The captain reassured passengers that whatever was going on wasn't affecting operations, Collins said.
At another point in his video, a flight attendant is heard telling Collins, "I swear it's a prank."
But Collins had channeled his best Nancy Drew and made his way to the bathroom a few times, slowly walking the aisle and looking for signs of mischief — smiles, giggles, proud grins — among fellow passengers. "No one looked suspicious," he said.
The video has been retweeted and liked thousands of times since Collins posted it to Twitter on Thursday.
Bradley P. Allen, a technology executive from Manhattan Beach, couldn't believe what he was hearing when he stumbled across the video on Twitter. He had the same perplexing experience during his American Airlines flight from John F. Kennedy Airport to LAX in July.
Collins' video captured it exactly, he said: like someone had grabbed the flight attendants' mike, collapsed at the front of the galley and was just "incapacitated by a severe gastrointestinal problem, and is just moaning."
On Allen's flight, the noise happened only a few times. Upon the second instance, people seemed "freaked out," Allen said. Some passengers hit the flight attendant call button. The crew made an announcement, allaying concerns.
But it stopped as quickly as it had started, Allen said.
"It was remarkable," he said, but "unnerving." "With all the cultural allusions to things like gremlins on the wings of the plane or snakes on a plane, or whatever, we're all kind of primed for crazy, disturbing things to happen on aircraft like that. And it just sort of fit that bill."
Reports of similar noises on yet another American Airlines flight, this one from John Wayne Airport in Orange County to Dallas on Sept. 18, also made their way to Twitter in recent days.
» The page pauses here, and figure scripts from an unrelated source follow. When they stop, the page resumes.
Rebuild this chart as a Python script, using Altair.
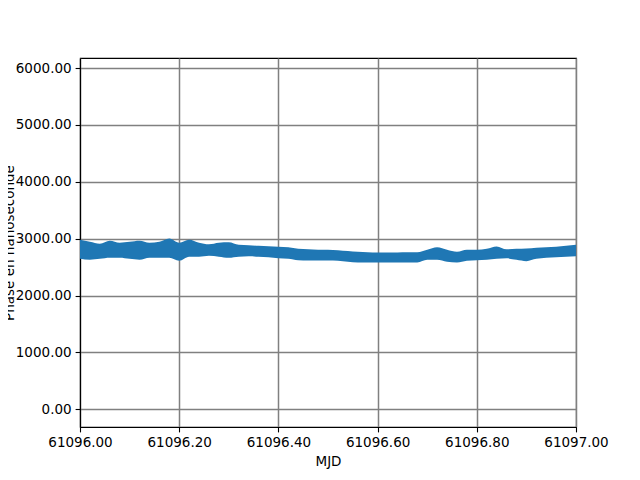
import altair as alt
import pandas as pd

# MJD offsets from 61096 (every 0.02 day)
offsets = [0.00, 0.02, 0.04, 0.06, 0.08, 0.10, 0.12, 0.14, 0.16, 0.18,
           0.20, 0.22, 0.24, 0.26, 0.28, 0.30, 0.32, 0.34, 0.36, 0.38,
           0.40, 0.42, 0.44, 0.46, 0.48, 0.50, 0.52, 0.54, 0.56, 0.58,
           0.60, 0.62, 0.64, 0.66, 0.68, 0.70, 0.72, 0.74, 0.76, 0.78,
           0.80, 0.82, 0.84, 0.86, 0.88, 0.90, 0.92, 0.94, 0.96, 0.98, 1.00]
mjd_start = 61096

# upper and lower edge of the band of phase points (ns)
upper = [2979, 2944, 2909, 2962, 2927, 2944, 2962, 2927, 2944, 3004,
         2929, 2979, 2927, 2900, 2927, 2935, 2891, 2886, 2874, 2865,
         2856, 2847, 2821, 2812, 2803, 2803, 2795, 2781, 2768, 2763,
         2756, 2756, 2756, 2759, 2759, 2803, 2847, 2803, 2768, 2803,
         2803, 2821, 2862, 2812, 2821, 2826, 2839, 2847, 2856, 2874, 2891]
lower = [2645, 2628, 2645, 2663, 2663, 2645, 2628, 2663, 2663, 2663,
         2610, 2681, 2681, 2698, 2681, 2663, 2681, 2689, 2681, 2672,
         2654, 2645, 2619, 2616, 2616, 2616, 2610, 2593, 2580, 2580,
         2580, 2580, 2580, 2580, 2580, 2628, 2628, 2593, 2580, 2610,
         2619, 2628, 2645, 2654, 2628, 2605, 2645, 2663, 2672, 2681, 2689]

x_ticks = [61096.0, 61096.2, 61096.4, 61096.6, 61096.8, 61097.0]
y_ticks = [0, 1000, 2000, 3000, 4000, 5000, 6000]

df = pd.DataFrame({
    "MJD": [mjd_start + o for o in offsets],
    "upper": upper,
    "lower": lower,
})

blue = "#1f77b4"

xenc = alt.X("MJD:Q",
             scale=alt.Scale(domain=[61096, 61097], nice=False, zero=False),
             axis=alt.Axis(values=x_ticks, format=".2f", title="MJD",
                           labelFlush=False, labelOverlap=False,
                           titlePadding=5))
yaxis = alt.Axis(values=y_ticks, format=".2f", title="Phase en nanoseconde",
                 titleAngle=270, titleX=-67, titleY=184.5,
                 titleBaseline="alphabetic", titleAlign="center")
yscale = alt.Scale(domain=[-311, 6176], nice=False, zero=False)

band = alt.Chart(df).mark_area(color=blue, opacity=1, clip=True,
                               interpolate="monotone").encode(
    x=xenc,
    y=alt.Y("lower:Q", scale=yscale, axis=yaxis),
    y2="upper:Q",
)

chart = band.properties(
    width=496, height=369,
    autosize=alt.AutoSizeParams(type="none"),
    padding={"left": 72, "top": 50, "right": 56, "bottom": 45},
    background="white",
).configure_view(
    stroke="black", strokeWidth=1.1
).configure_axis(
    labelFont="DejaVu Sans", labelFontSize=13.5, labelColor="black",
    titleFont="DejaVu Sans", titleFontSize=13.5, titleColor="black",
    titleFontWeight="normal",
    domainColor="black", domainWidth=1.1,
    tickColor="black", tickWidth=1.1, tickSize=4.9,
    labelPadding=4,
    grid=True, gridColor="#808080", gridWidth=1.5, gridOpacity=1,
)

chart.save("out.html", embed_options={"renderer": "svg", "actions": False})
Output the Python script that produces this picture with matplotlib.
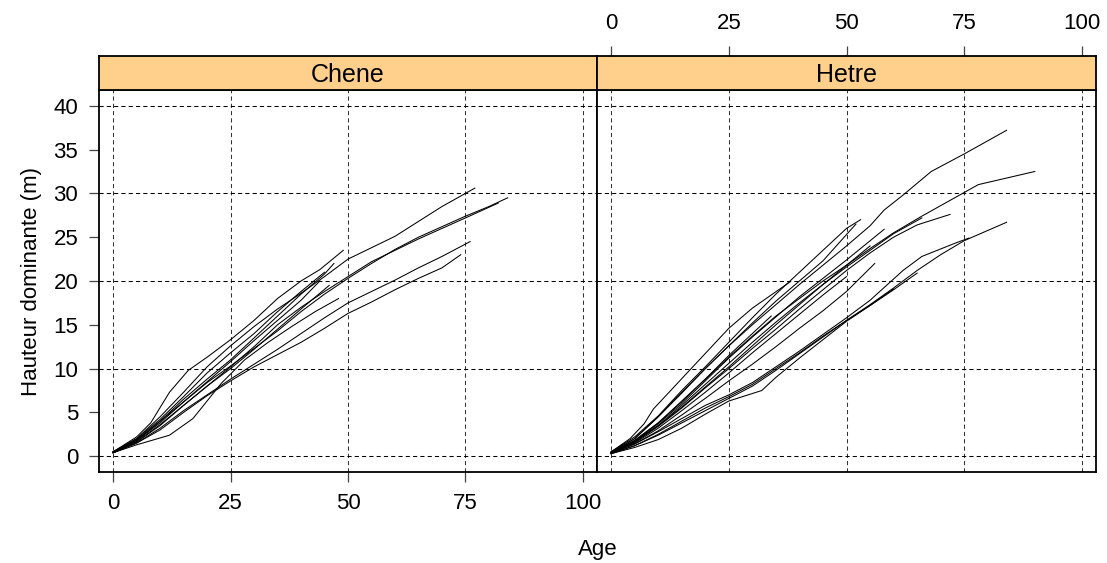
import matplotlib
matplotlib.use("Agg")
import matplotlib.pyplot as plt

plt.rcParams['font.family'] = ['Liberation Sans', 'DejaVu Sans']

# Chene stands: (ages, heights)
chene = [
    ([0, 5, 8, 12, 16, 20, 25, 30, 35, 40, 44, 49], [0.5, 2.2, 3.8, 7.3, 9.8, 11.3, 13.3, 15.5, 18.0, 20.0, 21.3, 23.5]),
    ([0, 5, 10, 15, 20, 25, 30, 35, 40, 45, 50, 55, 60, 65, 70, 77], [0.5, 2.0, 4.5, 7.3, 10.2, 12.6, 14.8, 16.8, 18.6, 20.5, 22.5, 23.8, 25.1, 26.8, 28.5, 30.6]),
    ([0, 5, 10, 15, 20, 25, 30, 35, 40, 45, 50, 55, 60, 65, 70, 75, 80, 84], [0.5, 1.8, 3.8, 6.2, 8.4, 10.3, 12.3, 14.3, 16.5, 18.5, 20.3, 22.0, 23.6, 25.0, 26.2, 27.4, 28.5, 29.5]),
    ([0, 5, 10, 15, 20, 25, 30, 35, 40, 45, 50, 55, 60, 65, 70, 75, 82], [0.4, 1.6, 3.5, 5.8, 8.0, 10.2, 12.5, 15.0, 17.0, 18.8, 20.5, 22.2, 23.5, 24.8, 26.0, 27.2, 28.9]),
    ([0, 5, 10, 15, 20, 25, 30, 35, 40, 45, 50, 55, 60, 65, 70, 76], [0.4, 1.5, 3.2, 5.2, 7.0, 8.8, 10.5, 12.2, 14.0, 15.8, 17.5, 18.8, 20.1, 21.5, 22.8, 24.5]),
    ([0, 5, 10, 15, 20, 25, 30, 35, 40, 45, 50, 55, 60, 65, 70, 74], [0.4, 1.5, 3.0, 5.0, 6.9, 8.6, 10.2, 11.6, 13.0, 14.6, 16.3, 17.6, 19.0, 20.3, 21.5, 23.0]),
    ([0, 5, 10, 15, 20, 25, 30, 35, 40, 45, 47], [0.4, 1.8, 4.0, 6.5, 8.8, 11.0, 13.5, 16.0, 18.5, 20.8, 22.0]),
    ([0, 5, 12, 17, 23, 28, 33, 38, 43, 48], [0.4, 1.3, 2.4, 4.3, 8.3, 11.0, 13.0, 14.8, 16.5, 18.0]),
    ([0, 5, 10, 15, 20, 25, 30, 35, 40, 45], [0.5, 2.0, 4.2, 6.8, 9.5, 11.8, 14.0, 16.5, 18.8, 21.0]),
    ([0, 5, 10, 15, 20, 25, 30, 35, 40, 44], [0.5, 1.9, 4.0, 6.2, 8.5, 10.8, 13.2, 15.5, 17.8, 20.0]),
    ([0, 5, 10, 15, 20, 25, 30, 35, 40, 46], [0.4, 1.7, 3.6, 5.8, 8.0, 10.0, 12.2, 14.5, 16.8, 19.5]),
]

# Hetre stands
hetre = [
    ([0, 5, 10, 15, 20, 25, 30, 35, 40, 45, 50, 55, 58, 62, 68, 75, 84], [0.4, 2.0, 4.5, 7.3, 10.0, 12.6, 15.0, 17.3, 19.6, 21.8, 24.0, 26.3, 28.1, 29.8, 32.5, 34.5, 37.2]),
    ([0, 5, 10, 15, 20, 25, 30, 35, 40, 45, 50, 55, 60, 66, 72, 78, 90], [0.4, 1.8, 3.8, 6.3, 8.8, 11.3, 13.7, 16.0, 18.0, 20.0, 21.8, 23.7, 25.5, 27.4, 29.2, 31.0, 32.5]),
    ([0, 5, 10, 15, 20, 25, 30, 35, 40, 45, 50, 55, 60, 65, 70, 75, 84], [0.3, 1.2, 2.5, 4.0, 5.5, 6.8, 8.2, 10.0, 11.8, 13.7, 15.5, 17.3, 19.2, 21.2, 23.0, 24.6, 26.7]),
    ([0, 5, 10, 15, 20, 25, 30, 35, 40, 45, 50, 55, 60, 65], [0.3, 1.2, 2.4, 3.8, 5.2, 6.6, 8.0, 9.8, 11.7, 13.6, 15.5, 17.2, 19.0, 20.9]),
    ([0, 5, 10, 15, 20, 25, 30, 35, 40, 45, 50, 55, 62, 66, 73, 76], [0.4, 1.4, 2.8, 4.3, 5.8, 7.0, 8.4, 10.2, 12.0, 13.9, 15.8, 17.8, 21.2, 22.8, 24.3, 24.9]),
    ([0, 5, 10, 15, 20, 25, 30, 35, 40, 45, 50, 55, 60, 65, 72], [0.4, 1.6, 3.4, 5.5, 7.8, 10.0, 12.3, 14.5, 16.8, 19.0, 21.2, 23.2, 25.0, 26.4, 27.6]),
    ([0, 5, 10, 15, 20, 25, 30, 35, 40, 45, 50, 55, 60, 66], [0.4, 1.7, 3.5, 5.8, 8.2, 10.6, 13.0, 15.3, 17.5, 19.6, 21.6, 23.5, 25.4, 27.2]),
    ([0, 5, 10, 15, 20, 25, 30, 35, 40, 45, 50, 58], [0.4, 1.7, 3.7, 6.0, 8.6, 11.2, 13.6, 15.9, 18.2, 20.3, 22.4, 25.9]),
    ([0, 5, 10, 15, 20, 25, 30, 35, 40, 45, 50, 56], [0.3, 1.4, 2.9, 4.7, 6.6, 8.6, 10.5, 12.5, 14.6, 16.6, 18.8, 22.0]),
    ([0, 5, 10, 15, 20, 25, 30, 35, 40, 45, 50, 53], [0.5, 2.2, 4.6, 7.5, 10.2, 13.0, 15.8, 18.5, 21.0, 23.5, 26.0, 27.0]),
    ([0, 5, 10, 15, 20, 25, 30, 35, 40, 45, 52], [0.5, 2.0, 4.5, 7.2, 10.0, 12.6, 15.2, 17.7, 20.0, 22.3, 26.5]),
    ([0, 4, 7, 9, 17, 25, 30, 38], [0.5, 2.0, 3.7, 5.4, 10.0, 14.6, 16.9, 19.9]),
    ([0, 5, 10, 15, 20, 25, 30, 34], [0.4, 1.8, 3.8, 6.2, 8.8, 11.5, 14.0, 16.0]),
    ([0, 5, 10, 15, 20, 25, 32, 35, 40, 45, 50, 55, 60], [0.3, 1.0, 1.9, 3.2, 4.8, 6.3, 7.5, 9.0, 11.2, 13.3, 15.4, 17.2, 19.1]),
    ([0, 5, 10, 15, 20, 25, 30, 35, 40, 45, 50], [0.4, 1.5, 3.2, 5.2, 7.3, 9.5, 11.8, 14.0, 16.2, 18.4, 20.5]),
    ([0, 5, 10, 15, 20, 25, 30, 35, 40, 45, 50, 55], [0.4, 1.6, 3.5, 5.6, 7.9, 10.2, 12.6, 15.0, 17.3, 19.6, 21.8, 24.0]),
]

panels = ["Chene", "Hetre"]
xticks = [0, 25, 50, 75, 100]
yticks = [0, 5, 10, 15, 20, 25, 30, 35, 40]
ygrid = [0, 10, 20, 30, 40]

W, H = 1107, 563
fig = plt.figure(figsize=(W / 100, H / 100), dpi=100)

def px(x0, y0, x1, y1):
    return [x0 / W, 1 - y1 / H, (x1 - x0) / W, (y1 - y0) / H]

boxes = [(99, 597), (597, 1096)]
strip_col = '#FFD08C'
tick_col = '#444444'
fs = 16

for i, (name, data) in enumerate(zip(panels, [chene, hetre])):
    x0, x1 = boxes[i]
    ax = fig.add_axes(px(x0, 90, x1, 472))
    ax.set_xlim(-3, 103)
    ax.set_ylim(-1.8, 41.8)
    for g in xticks:
        ax.axvline(g, color='#333333', lw=0.75, dashes=(4, 3), zorder=1)
    for g in ygrid:
        ax.axhline(g, color='black', lw=0.75, dashes=(4, 3), zorder=1)
    for ages, h in data:
        ax.plot(ages, h, color='black', lw=0.75, zorder=2)
    for s in ax.spines.values():
        s.set_linewidth(1.3)
    ax.tick_params(direction='out', length=7, width=0.9, color=tick_col,
                   labelsize=fs, pad=8)
    ax.set_xticks(xticks)
    ax.set_yticks(yticks)
    if i == 0:
        ax.set_ylabel("Hauteur dominante (m)", fontsize=fs, labelpad=8)
    else:
        ax.tick_params(left=False, labelleft=False, bottom=False, labelbottom=False)

    st = fig.add_axes(px(x0, 56, x1, 90))
    st.set_facecolor(strip_col)
    st.set_xlim(-3, 103)
    st.set_yticks([])
    for s in st.spines.values():
        s.set_linewidth(1.3)
    st.text(0.5, 0.45, name, transform=st.transAxes, ha='center', va='center', fontsize=18)
    if i == 1:
        st.set_xticks(xticks)
        st.tick_params(top=True, labeltop=True, bottom=False, labelbottom=False,
                       direction='out', length=7, width=0.9, color=tick_col,
                       labelsize=fs, pad=9)
    else:
        st.set_xticks([])

fig.text(598 / W, 1 - 549 / H, "Age", ha='center', va='center', fontsize=fs)

fig.savefig("out.png", dpi=100)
Neither Collins nor Allen received any conclusive explanation from their flight crews upon landing and deplaning. Maybe someone hacked the intercom, Collins thought, or maybe it was just a jokester on the plane — the comedic timing was too good. Allen is highly skeptical that someone on the flights was behind the noises and said he "could possibly be talked into" thinking it was a mechanical issue. But the issue intrigues him, he said.
"A lot of things go on in life that are inexplicable and happen and you just kind of have to file it away and ponder it every now and then, but not necessarily be sure you're ever going to get a resolution," Allen said.
American Airlines said it has so far investigated the John Wayne-to-Dallas flight.
"Our maintenance team thoroughly inspected the aircraft and the PA system and determined the sounds were caused by a mechanical issue with the PA amplifier, which raises the volume of the PA system when the engines are running," said Sarah Jantz, a spokesperson for American.
Jantz said the P.A. systems are hardwired with no external access and no Wi-Fi component. The airline's maintenance team is reviewing the additional reports. Jantz did not respond to questions about how many reports it has received and whether the reports are from different aircrafts.
As Collins' flight neared Dallas, he said, he was "sort of vaguely disappointed" that the noise had stopped.
"We had to get like one big final blast right after touchdown … just for the comedic resolution of the adventure," he said. "Like, finish it off big, right?"